EX-5.1 2 ex5-1.htm OPINION OF THOMPSON HINE LLP REGARDING LEGALITY OF THE SHARES OF COMMON STOCK BEING REGISTERED ex5-1.htm
 Exhibit 5.1
 
June 17, 2015
 

 
Majesco Entertainment Company
160 Raritan Center Parkway
Edison, New Jersey 08837

 
Re:
Registration Statement on Form S-3

Ladies and Gentlemen:

We have acted as counsel to Majesco Entertainment Company (the “Company”) in connection with the preparation and filing with the Securities and Exchange Commission of a Registration Statement on Form S-3 (the “Registration Statement”).   The Company is filing the Registration Statement in connection with the offering from time to time, pursuant to Rule 415 promulgated under the Securities Act of 1933, as amended, by certain selling stockholders of up to 18,907,585 shares of the Company’s common stock, par value $0.001 per share (“Common Stock”), including 882,354 shares of Common Stock (the “Shares”), 8,823,537 shares of Common Stock issuable upon the conversion of shares of the registrant’s 0% Series A Convertible Preferred Stock (the “Preferred A Shares”) and 5,420,171 shares of Common Stock issuable upon conversion of the registrant’s 0% Series B Convertible Preferred Stock (the “Preferred B Shares” and together with the Preferred A Shares, the “Preferred Shares”), which were issued to the selling stockholders pursuant to certain individual subscription agreements (the “Subscription Agreements”) by and among the Company and the selling stockholders, in connection with a private placement that closed on December 17, 2014 (the “Private Placement”), and certain individual exchange agreements (the “Exchange Agreements”) by and among the Company and the selling stockholders, relating to the exchange of warrants, issued under the Private Placement, for Preferred B Shares and Shares.  The offering of the Preferred Shares and the Shares will be as set forth in the prospectus contained in the Registration Statement, as supplemented by one or more supplements to the prospectus (the “Prospectus”).

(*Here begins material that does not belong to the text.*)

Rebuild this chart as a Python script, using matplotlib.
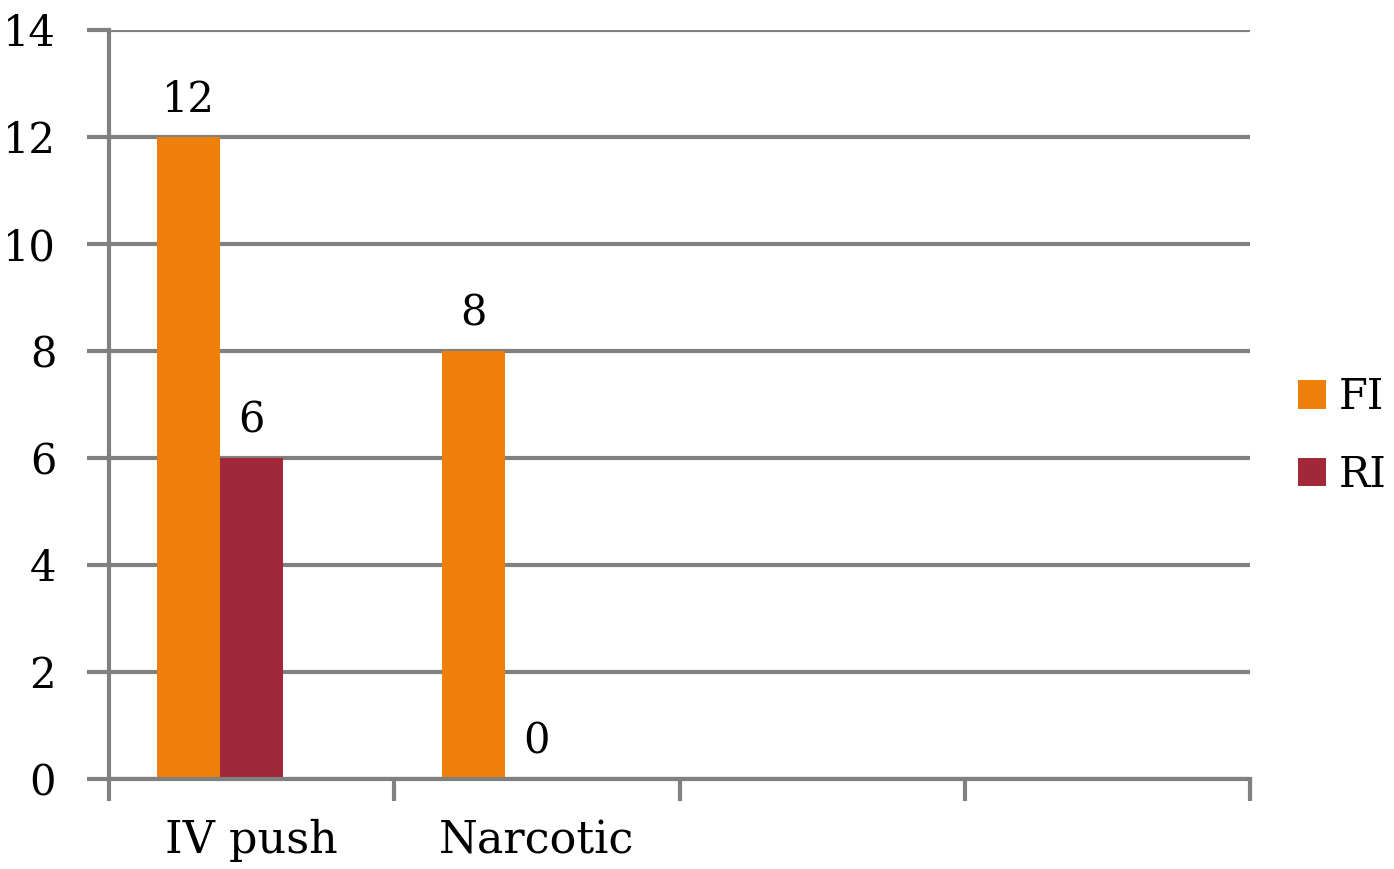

In rendering these opinions, we have examined the Company’s Restated Certificate of Incorporation and Restated Bylaws, both as currently in effect, the Registration Statement and the exhibits thereto, the Propsectus and such other records, instruments and documents as we have deemed advisable in order to render these opinions.  In such examination, we have assumed the genuineness of all signatures, the legal capacity of all natural persons, the authenticity of all documents submitted to us as originals, the conformity to original documents of all documents submitted to us as certified, conformed or photostatic copies and the authenticity of the originals of such latter documents.  In providing these opinions, we have further relied as to certain matters on information obtained from public officials and officers of the Company.

As a result of and subject to the foregoing, we are of the following opinion:

   
1.
The Shares have been duly and validly issued, fully paid, and are non-assessable;
   
2.
The Preferred Shares have been duly and validly issued, fully paid and are non-assessable; and

3.
The Common Stock issuable upon conversion of the Company’s 0% Series A Convertible Preferred Stock and 0% Series B Convertible Preferred Stock held by the selling stockholders, when issued upon such conversion in accordance with the Certificate of Designations, Preferences and Rights of 0% Series A Convertible Preferred Stock of Majesco Entertainment Company or the Certificate of Designations, Preferences and Rights of 0% Series B Convertible Preferred Stock of Majesco Entertainment Company, as applicable, in each case will be validly issued, fully paid and nonassessable.

The foregoing opinions are qualified to the extent that the enforceability of any document, instrument or the Shares or the Preferred Shares may be limited by or subject to bankruptcy, insolvency, fraudulent transfer or conveyance, reorganization, moratorium or other similar laws relating to or affecting creditors’ rights generally, and general equitable or public policy principles.

We have relied as to certain matters on information obtained from public officials, officers of the Company, and other sources believed by us to be responsible.

Our opinions expressed above are limited to the General Corporation Laws of the State of Delaware and laws of the State of New York, in each case as currently in effect, and we express no opinion as to the effect on the matters covered by this letter of the laws of any other jurisdiction.

Our opinion letter is expressly limited to the matters set forth above, and we render no opinion, whether by implication or otherwise, as to any other matters relating to the Company, the Shares, the Preferred Shares,the Registration Statement or the Prospectus. This opinion is based upon currently existing statutes, regulations, rules and judicial decisions, and we disclaim any obligation to advise you of any change in any of these sources of law or subsequent legal or factual developments which might affect any mattes or opinions set forth herein.

We hereby consent to the filing of this opinion as an exhibit to the Registration Statement and to the references to this firm under the caption “Legal Matters” in the Prospectus which is a part of the Registration Statement.